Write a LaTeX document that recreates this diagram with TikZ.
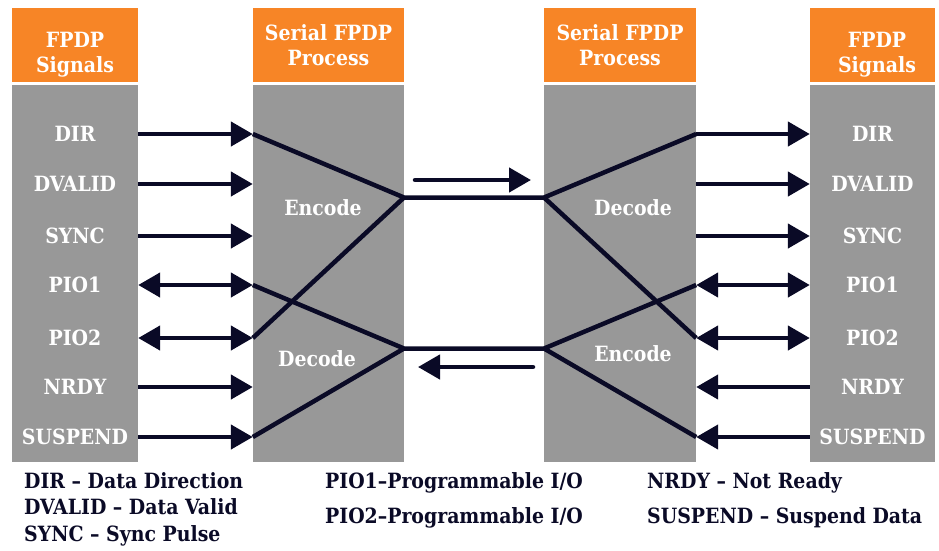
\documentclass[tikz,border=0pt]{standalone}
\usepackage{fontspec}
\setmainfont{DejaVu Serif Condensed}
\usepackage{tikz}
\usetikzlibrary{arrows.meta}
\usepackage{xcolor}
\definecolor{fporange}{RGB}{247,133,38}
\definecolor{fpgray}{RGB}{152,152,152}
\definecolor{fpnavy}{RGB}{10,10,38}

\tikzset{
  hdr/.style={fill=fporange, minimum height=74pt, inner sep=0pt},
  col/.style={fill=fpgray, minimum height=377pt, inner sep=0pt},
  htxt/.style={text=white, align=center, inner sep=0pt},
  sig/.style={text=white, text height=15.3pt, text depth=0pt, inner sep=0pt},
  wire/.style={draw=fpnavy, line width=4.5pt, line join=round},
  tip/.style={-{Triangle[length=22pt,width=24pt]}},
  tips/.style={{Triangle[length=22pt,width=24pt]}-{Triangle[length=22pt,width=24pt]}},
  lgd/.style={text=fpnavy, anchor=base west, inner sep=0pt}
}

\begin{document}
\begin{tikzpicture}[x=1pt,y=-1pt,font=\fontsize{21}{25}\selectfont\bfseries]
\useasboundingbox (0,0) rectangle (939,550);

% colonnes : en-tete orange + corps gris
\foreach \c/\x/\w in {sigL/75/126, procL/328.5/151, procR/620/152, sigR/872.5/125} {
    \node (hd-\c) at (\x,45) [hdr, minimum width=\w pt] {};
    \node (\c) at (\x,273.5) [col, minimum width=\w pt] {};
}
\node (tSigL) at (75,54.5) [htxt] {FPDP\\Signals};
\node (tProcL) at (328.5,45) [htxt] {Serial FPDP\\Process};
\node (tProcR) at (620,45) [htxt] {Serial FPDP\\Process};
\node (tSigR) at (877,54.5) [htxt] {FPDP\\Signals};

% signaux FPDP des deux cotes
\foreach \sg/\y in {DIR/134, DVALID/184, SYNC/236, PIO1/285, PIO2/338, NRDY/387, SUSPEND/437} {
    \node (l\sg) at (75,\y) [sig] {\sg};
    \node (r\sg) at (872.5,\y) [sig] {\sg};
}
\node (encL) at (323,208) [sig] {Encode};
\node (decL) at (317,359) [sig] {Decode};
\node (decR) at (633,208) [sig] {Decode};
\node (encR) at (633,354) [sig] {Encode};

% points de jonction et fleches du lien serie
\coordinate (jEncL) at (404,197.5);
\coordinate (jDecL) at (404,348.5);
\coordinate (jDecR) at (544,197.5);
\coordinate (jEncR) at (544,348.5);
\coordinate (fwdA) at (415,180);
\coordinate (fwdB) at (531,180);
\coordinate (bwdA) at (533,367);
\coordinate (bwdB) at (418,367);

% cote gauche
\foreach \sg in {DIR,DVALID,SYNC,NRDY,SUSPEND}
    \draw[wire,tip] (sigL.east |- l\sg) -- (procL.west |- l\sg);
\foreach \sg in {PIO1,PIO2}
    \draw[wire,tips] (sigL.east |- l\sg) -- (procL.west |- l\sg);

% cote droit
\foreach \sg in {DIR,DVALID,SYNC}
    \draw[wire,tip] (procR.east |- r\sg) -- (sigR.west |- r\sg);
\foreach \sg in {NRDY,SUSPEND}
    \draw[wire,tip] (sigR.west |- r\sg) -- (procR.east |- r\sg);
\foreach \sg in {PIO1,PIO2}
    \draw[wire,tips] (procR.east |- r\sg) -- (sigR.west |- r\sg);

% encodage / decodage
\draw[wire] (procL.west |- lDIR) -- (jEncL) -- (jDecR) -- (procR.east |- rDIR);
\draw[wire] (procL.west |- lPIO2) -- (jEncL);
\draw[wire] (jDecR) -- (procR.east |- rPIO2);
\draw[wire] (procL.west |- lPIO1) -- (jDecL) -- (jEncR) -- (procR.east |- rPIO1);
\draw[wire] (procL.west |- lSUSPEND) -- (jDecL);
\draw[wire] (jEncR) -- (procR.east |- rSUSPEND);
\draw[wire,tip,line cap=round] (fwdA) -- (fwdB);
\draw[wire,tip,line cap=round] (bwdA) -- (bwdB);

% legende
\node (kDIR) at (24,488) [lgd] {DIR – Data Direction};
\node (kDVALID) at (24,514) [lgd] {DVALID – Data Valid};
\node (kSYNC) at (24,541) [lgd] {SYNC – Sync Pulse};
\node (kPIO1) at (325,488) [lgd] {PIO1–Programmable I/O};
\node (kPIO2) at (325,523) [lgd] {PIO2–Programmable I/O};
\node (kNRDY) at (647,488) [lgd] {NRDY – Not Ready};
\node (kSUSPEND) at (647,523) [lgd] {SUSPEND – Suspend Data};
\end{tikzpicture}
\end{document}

+ + + +

From the first line of the material down to the line containing "(0,0) rectangle (939,550);", inclusive, return each line exactly, skipping any picture.

Write a LaTeX document that recreates this diagram with TikZ.
\documentclass[tikz,border=0pt]{standalone}
\usepackage{fontspec}
\setmainfont{DejaVu Serif Condensed}
\usepackage{tikz}
\usetikzlibrary{arrows.meta}
\usepackage{xcolor}
\definecolor{fporange}{RGB}{247,133,38}
\definecolor{fpgray}{RGB}{152,152,152}
\definecolor{fpnavy}{RGB}{10,10,38}

\tikzset{
  hdr/.style={fill=fporange, minimum height=74pt, inner sep=0pt},
  col/.style={fill=fpgray, minimum height=377pt, inner sep=0pt},
  htxt/.style={text=white, align=center, inner sep=0pt},
  sig/.style={text=white, text height=15.3pt, text depth=0pt, inner sep=0pt},
  wire/.style={draw=fpnavy, line width=4.5pt, line join=round},
  tip/.style={-{Triangle[length=22pt,width=24pt]}},
  tips/.style={{Triangle[length=22pt,width=24pt]}-{Triangle[length=22pt,width=24pt]}},
  lgd/.style={text=fpnavy, anchor=base west, inner sep=0pt}
}

\begin{document}
\begin{tikzpicture}[x=1pt,y=-1pt,font=\fontsize{21}{25}\selectfont\bfseries]
\useasboundingbox (0,0) rectangle (939,550);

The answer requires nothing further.